(Some records)
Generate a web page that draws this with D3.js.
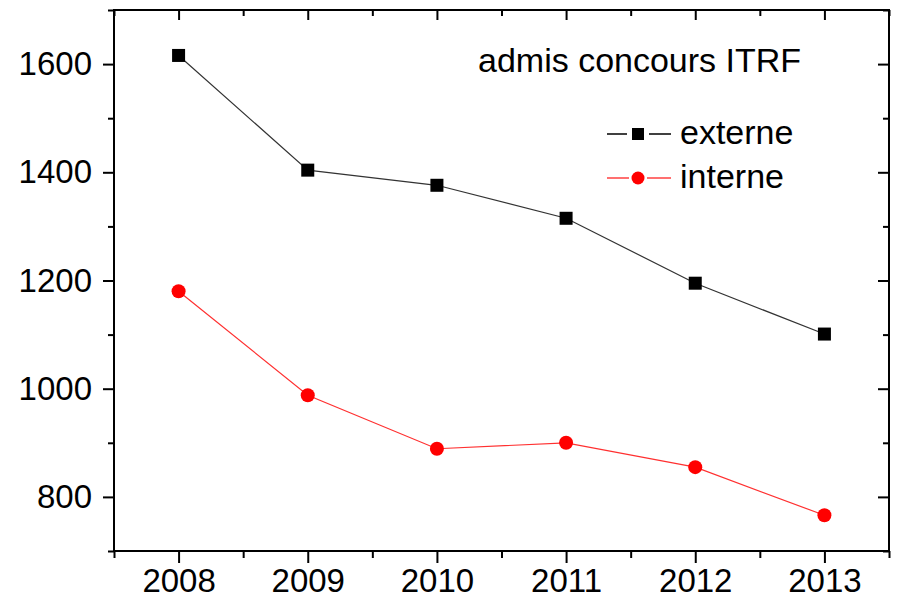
<!DOCTYPE html>
<html>
<head>
<meta charset="utf-8">
<script src="https://cdn.jsdelivr.net/npm/d3@7"></script>
<style>
  html, body { margin: 0; padding: 0; background: #fff; }
  svg { display: block; }
  text { font-family: "Liberation Sans", Arial, sans-serif; fill: #000; }
</style>
</head>
<body>
<svg id="chart" width="899" height="601"></svg>
<script>
// Admissions per year, ITRF recruitment exams
const years = [2008, 2009, 2010, 2011, 2012, 2013];
const externe = [1616, 1404, 1376, 1315, 1195, 1101];
const interne = [1180, 988, 889, 900, 855, 766];
const yMajorTicks = [800, 1000, 1200, 1400, 1600];
const yMinorTicks = [700, 900, 1100, 1300, 1500, 1700];
const xMinorTicks = [2007.5, 2008.5, 2009.5, 2010.5, 2011.5, 2012.5, 2013.5];
const titleText = "admis concours ITRF";
const seriesNames = ["externe", "interne"];

const svg = d3.select("#chart");
const plotLeft = 114, plotRight = 889, plotTop = 10, plotBottom = 551;

const x = d3.scaleLinear().domain([2007.5, 2013.5]).range([plotLeft, plotRight]);
const y = d3.scaleLinear().domain([700, 1700]).range([plotBottom, plotTop]);

const fontSize = 33;
const labelFontSize = 34;

function styleAxis(g) {
  g.select(".domain").remove();
  g.selectAll(".tick line").attr("stroke", "#000").attr("stroke-width", 2);
}

// left axis: outward ticks with labels
svg.append("g").attr("transform", `translate(${plotLeft},0)`)
  .call(d3.axisLeft(y).tickValues(yMajorTicks).tickSize(11).tickPadding(11).tickFormat(d3.format("d")))
  .call(styleAxis)
  .call(g => g.selectAll("text").attr("font-size", fontSize).attr("font-family", null));
svg.append("g").attr("transform", `translate(${plotLeft},0)`)
  .call(d3.axisLeft(y).tickValues(yMinorTicks).tickSize(6).tickFormat(""))
  .call(styleAxis);

// right axis: inward ticks
svg.append("g").attr("transform", `translate(${plotRight},0)`)
  .call(d3.axisLeft(y).tickValues(yMajorTicks).tickSize(11).tickFormat(""))
  .call(styleAxis);
svg.append("g").attr("transform", `translate(${plotRight},0)`)
  .call(d3.axisLeft(y).tickValues(yMinorTicks).tickSize(6).tickFormat(""))
  .call(styleAxis);

// bottom axis: outward ticks with labels
svg.append("g").attr("transform", `translate(0,${plotBottom})`)
  .call(d3.axisBottom(x).tickValues(years).tickSize(12).tickPadding(6).tickFormat(d3.format("d")))
  .call(styleAxis)
  .call(g => g.selectAll("text").attr("font-size", fontSize).attr("font-family", null));
svg.append("g").attr("transform", `translate(0,${plotBottom})`)
  .call(d3.axisBottom(x).tickValues(xMinorTicks).tickSize(7).tickFormat(""))
  .call(styleAxis);

// top axis: inward ticks
svg.append("g").attr("transform", `translate(0,${plotTop})`)
  .call(d3.axisBottom(x).tickValues(years).tickSize(10).tickFormat(""))
  .call(styleAxis);
svg.append("g").attr("transform", `translate(0,${plotTop})`)
  .call(d3.axisBottom(x).tickValues(xMinorTicks).tickSize(6).tickFormat(""))
  .call(styleAxis);

// plot frame
svg.append("rect")
  .attr("x", plotLeft).attr("y", plotTop)
  .attr("width", plotRight - plotLeft).attr("height", plotBottom - plotTop)
  .attr("fill", "none").attr("stroke", "#000").attr("stroke-width", 2);

const line = d3.line().x(d => x(d[0])).y(d => y(d[1]));

// externe series: black line with squares
const extData = years.map((yr, i) => [yr, externe[i]]);
svg.append("path").datum(extData)
  .attr("d", line).attr("fill", "none")
  .attr("stroke", "#333").attr("stroke-width", 1.2);
svg.selectAll(".sq").data(extData).enter().append("rect")
  .attr("class", "sq")
  .attr("x", d => x(d[0]) - 6.5).attr("y", d => y(d[1]) - 6.5)
  .attr("width", 13).attr("height", 13).attr("fill", "#000");

// interne series: red line with circles
const intData = years.map((yr, i) => [yr, interne[i]]);
svg.append("path").datum(intData)
  .attr("d", line).attr("fill", "none")
  .attr("stroke", "#ff3030").attr("stroke-width", 1.2);
svg.selectAll(".dot").data(intData).enter().append("circle")
  .attr("class", "dot")
  .attr("cx", d => x(d[0])).attr("cy", d => y(d[1]))
  .attr("r", 7).attr("fill", "#ff0000");

// title inside plot
svg.append("text")
  .attr("x", 478).attr("y", 72)
  .attr("font-size", labelFontSize)
  .text(titleText);

// legend: short line segments on each side of the marker
const legend = svg.append("g");
const legY = [134, 178];
const legCx = 638;
[[607, 627], [649, 671]].forEach(([a, b]) => {
  legend.append("line").attr("x1", a).attr("x2", b).attr("y1", legY[0]).attr("y2", legY[0])
    .attr("stroke", "#000").attr("stroke-width", 1.5);
});
legend.append("rect").attr("x", legCx - 6).attr("y", legY[0] - 6).attr("width", 12).attr("height", 12).attr("fill", "#000");
[[607, 629], [647, 671]].forEach(([a, b]) => {
  legend.append("line").attr("x1", a).attr("x2", b).attr("y1", legY[1]).attr("y2", legY[1])
    .attr("stroke", "#ff4040").attr("stroke-width", 1.5);
});
legend.append("circle").attr("cx", legCx).attr("cy", legY[1]).attr("r", 6.5).attr("fill", "#ff0000");
seriesNames.forEach((name, i) => {
  legend.append("text")
    .attr("x", 680).attr("y", legY[i] + 10)
    .attr("font-size", labelFontSize)
    .text(name);
});
</script>
</body>
</html>
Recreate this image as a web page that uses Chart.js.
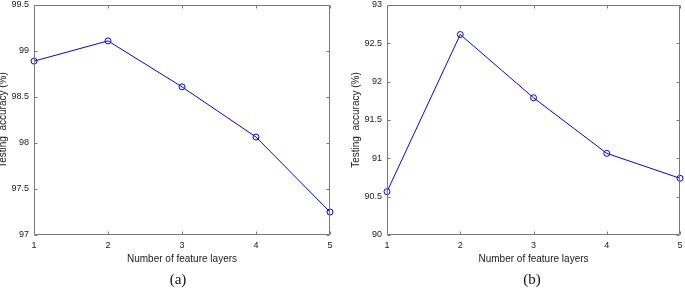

- Work required -
Exactly reproduce each record, leaving out any pictures.

- Solution to this exercise -
Generate a web page that draws this with D3.js.
<!DOCTYPE html>
<html>
<head>
<meta charset="utf-8">
<script src="https://cdn.jsdelivr.net/npm/d3@7"></script>
<style>
  html, body { margin: 0; padding: 0; background: #fff; }
  svg { display: block; }
  text { font-family: "Liberation Sans", Arial, sans-serif; fill: #000; }
</style>
</head>
<body>
<svg id="chart" width="899" height="601"></svg>
<script>
// Admissions per year, ITRF recruitment exams
const years = [2008, 2009, 2010, 2011, 2012, 2013];
const externe = [1616, 1404, 1376, 1315, 1195, 1101];
const interne = [1180, 988, 889, 900, 855, 766];
const yMajorTicks = [800, 1000, 1200, 1400, 1600];
const yMinorTicks = [700, 900, 1100, 1300, 1500, 1700];
const xMinorTicks = [2007.5, 2008.5, 2009.5, 2010.5, 2011.5, 2012.5, 2013.5];
const titleText = "admis concours ITRF";
const seriesNames = ["externe", "interne"];

const svg = d3.select("#chart");
const plotLeft = 114, plotRight = 889, plotTop = 10, plotBottom = 551;

const x = d3.scaleLinear().domain([2007.5, 2013.5]).range([plotLeft, plotRight]);
const y = d3.scaleLinear().domain([700, 1700]).range([plotBottom, plotTop]);

const fontSize = 33;
const labelFontSize = 34;

function styleAxis(g) {
  g.select(".domain").remove();
  g.selectAll(".tick line").attr("stroke", "#000").attr("stroke-width", 2);
}

// left axis: outward ticks with labels
svg.append("g").attr("transform", `translate(${plotLeft},0)`)
  .call(d3.axisLeft(y).tickValues(yMajorTicks).tickSize(11).tickPadding(11).tickFormat(d3.format("d")))
  .call(styleAxis)
  .call(g => g.selectAll("text").attr("font-size", fontSize).attr("font-family", null));
svg.append("g").attr("transform", `translate(${plotLeft},0)`)
  .call(d3.axisLeft(y).tickValues(yMinorTicks).tickSize(6).tickFormat(""))
  .call(styleAxis);

// right axis: inward ticks
svg.append("g").attr("transform", `translate(${plotRight},0)`)
  .call(d3.axisLeft(y).tickValues(yMajorTicks).tickSize(11).tickFormat(""))
  .call(styleAxis);
svg.append("g").attr("transform", `translate(${plotRight},0)`)
  .call(d3.axisLeft(y).tickValues(yMinorTicks).tickSize(6).tickFormat(""))
  .call(styleAxis);

// bottom axis: outward ticks with labels
svg.append("g").attr("transform", `translate(0,${plotBottom})`)
  .call(d3.axisBottom(x).tickValues(years).tickSize(12).tickPadding(6).tickFormat(d3.format("d")))
  .call(styleAxis)
  .call(g => g.selectAll("text").attr("font-size", fontSize).attr("font-family", null));
svg.append("g").attr("transform", `translate(0,${plotBottom})`)
  .call(d3.axisBottom(x).tickValues(xMinorTicks).tickSize(7).tickFormat(""))
  .call(styleAxis);

// top axis: inward ticks
svg.append("g").attr("transform", `translate(0,${plotTop})`)
  .call(d3.axisBottom(x).tickValues(years).tickSize(10).tickFormat(""))
  .call(styleAxis);
svg.append("g").attr("transform", `translate(0,${plotTop})`)
  .call(d3.axisBottom(x).tickValues(xMinorTicks).tickSize(6).tickFormat(""))
  .call(styleAxis);

// plot frame
svg.append("rect")
  .attr("x", plotLeft).attr("y", plotTop)
  .attr("width", plotRight - plotLeft).attr("height", plotBottom - plotTop)
  .attr("fill", "none").attr("stroke", "#000").attr("stroke-width", 2);

const line = d3.line().x(d => x(d[0])).y(d => y(d[1]));

// externe series: black line with squares
const extData = years.map((yr, i) => [yr, externe[i]]);
svg.append("path").datum(extData)
  .attr("d", line).attr("fill", "none")
  .attr("stroke", "#333").attr("stroke-width", 1.2);
svg.selectAll(".sq").data(extData).enter().append("rect")
  .attr("class", "sq")
  .attr("x", d => x(d[0]) - 6.5).attr("y", d => y(d[1]) - 6.5)
  .attr("width", 13).attr("height", 13).attr("fill", "#000");

// interne series: red line with circles
const intData = years.map((yr, i) => [yr, interne[i]]);
svg.append("path").datum(intData)
  .attr("d", line).attr("fill", "none")
  .attr("stroke", "#ff3030").attr("stroke-width", 1.2);
svg.selectAll(".dot").data(intData).enter().append("circle")
  .attr("class", "dot")
  .attr("cx", d => x(d[0])).attr("cy", d => y(d[1]))
  .attr("r", 7).attr("fill", "#ff0000");

// title inside plot
svg.append("text")
  .attr("x", 478).attr("y", 72)
  .attr("font-size", labelFontSize)
  .text(titleText);

// legend: short line segments on each side of the marker
const legend = svg.append("g");
const legY = [134, 178];
const legCx = 638;
[[607, 627], [649, 671]].forEach(([a, b]) => {
  legend.append("line").attr("x1", a).attr("x2", b).attr("y1", legY[0]).attr("y2", legY[0])
    .attr("stroke", "#000").attr("stroke-width", 1.5);
});
legend.append("rect").attr("x", legCx - 6).attr("y", legY[0] - 6).attr("width", 12).attr("height", 12).attr("fill", "#000");
[[607, 629], [647, 671]].forEach(([a, b]) => {
  legend.append("line").attr("x1", a).attr("x2", b).attr("y1", legY[1]).attr("y2", legY[1])
    .attr("stroke", "#ff4040").attr("stroke-width", 1.5);
});
legend.append("circle").attr("cx", legCx).attr("cy", legY[1]).attr("r", 6.5).attr("fill", "#ff0000");
seriesNames.forEach((name, i) => {
  legend.append("text")
    .attr("x", 680).attr("y", legY[i] + 10)
    .attr("font-size", labelFontSize)
    .text(name);
});
</script>
</body>
</html>
Recreate this image as a web page that uses Chart.js.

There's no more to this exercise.